How do we manage what we have? How do we invest it? How do the results of our investments stimulate other investors from within and without?

Wealth and employment creation are the outcome of success in investments, not simply the infusion of aid into our economies. Aid that is not synchronized effectively with investments and capital accumulation remains simply what it is : aid. Aid can help the state to develop the capacity to deliver certain services that improve the environment for private sector investments. For example, the Roads 2000 project in Kenya that is financed by the Swedish government can help build rural access roads that will make it easier for farmers to deliver their commodities to the market. With improved market access, farmers can be able, like the case of my mother that I referred to earlier, to create wealth and generate employment more successfully.

If we remain focused on wealth and employment creation as the foundation for rapid economic growth in Africa, then we shall be able to remove all kinds of cobwebs from our eyes and se our future more clearly. We shall then also be able to see why we need regional economic integration, and the vital role that infrastructure plays in this, as a way of fortifying the home market for enhancing wealth and employment creation. We shall also seek to reduce the transfer of our wealth to the OECD economies through such sinister processes as debt servicing for debts already more than over paid, tied aid and over valued technical assistance, unequal exchange in the international trade architecture and the continued pillage of our raw materials by multinationals as is currently happening in the Democratic Republic of Congo.

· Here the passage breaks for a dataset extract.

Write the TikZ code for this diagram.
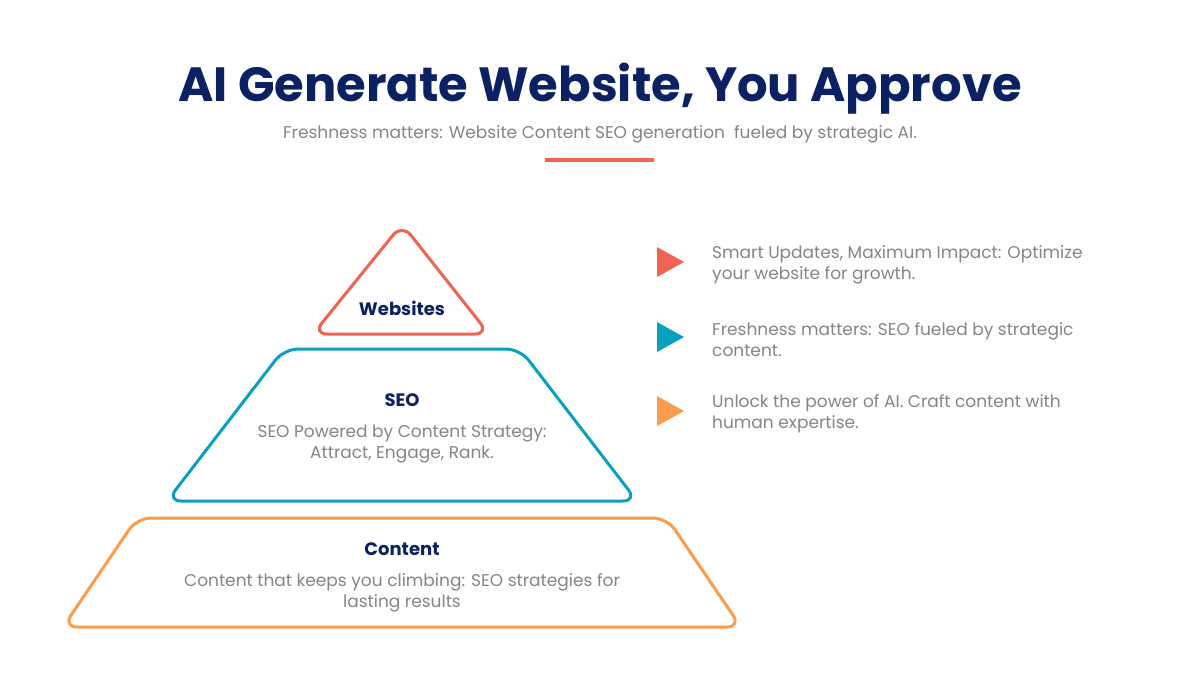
\documentclass[tikz,border=0pt]{standalone}
\usepackage{fontspec}
\setmainfont{Poppins}
\usetikzlibrary{positioning}
\definecolor{navy}{HTML}{0C2162}
\definecolor{txtgray}{HTML}{858585}
\definecolor{coral}{HTML}{EF6351}
\definecolor{seoblue}{HTML}{0A9FC1}
\definecolor{amber}{HTML}{FD9B4C}

\begin{document}
\begin{tikzpicture}[
  x=1pt, y=-1pt,
  title/.style={font=\fontsize{48}{54}\selectfont\bfseries, text=navy, inner sep=0pt, anchor=base},
  subtitle/.style={font=\fontsize{17}{20}\selectfont, text=txtgray, inner sep=0pt, anchor=base},
  layer/.style={line width=3pt, rounded corners=14pt, line join=round},
  head/.style={font=\fontsize{18}{21}\selectfont\bfseries, text=navy, inner sep=0pt},
  body/.style={font=\fontsize{17}{21}\selectfont, text=txtgray, align=center, inner sep=0pt},
  note/.style={font=\fontsize{17}{21}\selectfont, text=txtgray, align=left, anchor=west, inner sep=0pt},
]
\useasboundingbox[fill=white] (0,0) rectangle (1200,675);

% heading
\node[title]    (ttl) at (600,101) {AI Generate Website, You Approve};
\node[subtitle] (sub) at (600,138) {Freshness matters: Website Content SEO generation\ \ fueled by strategic AI.};
\draw[coral, line width=4pt] (545,160) -- (654,160);

% pyramid
\draw[layer, coral]   (402,224) -- (489,334) -- (313,334) -- cycle;
\draw[layer, seoblue] (284,349) -- (520,349) -- (637,501) -- (167,501) -- cycle;
\draw[layer, amber]   (137,518) -- (667,518) -- (741,627) -- (63,627) -- cycle;

\node[head] (web)     at (402,308) {Websites};
\node[head] (seo)     at (402,400) {SEO};
\node[body] (seotxt)  at (402,444) {SEO Powered by Content Strategy:\\Attract, Engage, Rank.};
\node[head] (cnt)     at (402,549) {Content};
\node[body] (cnttxt)  at (402,593) {Content that keeps you climbing: SEO strategies for\\lasting results};

% bullets
\fill[coral]   (657,247) -- (684,262) -- (657,277) -- cycle;
\fill[seoblue] (657,322) -- (684,337) -- (657,352) -- cycle;
\fill[amber]   (657,396) -- (684,411) -- (657,426) -- cycle;

\node[note] (n1) at (712,265) {Smart Updates, Maximum Impact: Optimize\\your website for growth.};
\node[note] (n2) at (712,340) {Freshness matters: SEO fueled by strategic\\content.};
\node[note] (n3) at (712,414) {Unlock the power of AI. Craft content with\\human expertise.};

\end{tikzpicture}
\end{document}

If indeed the OECD governments accept that the 21st century must be a world of global partnership so as to secure the century for all humanity—which we must—then all of us should revisit that speech that Secretary of State George Marshall gave at Harvard University in 1947 with regard to reconstruction and development in Europe after the Second World War. He called on the USA to grant Europe billions of dollars to reconstruct its battered economy, infrastructure and social services. Marshall feared that if this was not done, Europe would continue to be a threat to global peace and prosperity. But the European states had to be democratic, respect human rights and be properly managed.

I do not think that the devastation that Europe underwent during the Second World War is any greater than what Africa underwent from slavery, through colonialism to imperialist underdevelopment that has continued to bedevil us since the end of that War. Chancellor Gordon Brown seems to have reconciled himself to this historical reality, and has rightly called for Africa’s Marshall Plan (or should we call it “Gordon Plan”) if indeed the OECD has to graduate from giving Africa inconsequential aid to joining Africa in a massive onslaught to eradicate poverty in our lifetime.

These, I would hasten to add, are issues that we cannot ignore when we are talking about wealth creation and development in Africa. But once more, let not our deliberations be ritualistic; let them be aimed at feeding into our concrete politics of development and the concrete “action plans” that we shall recommend to our governments, private sector and well meaning development partners.

Thank you ladies and gentlemen.

Hon. Prof. Peter Anyang' Nyong’o, EGH, MP, serves as Kenya's Minister For Planning & National Development.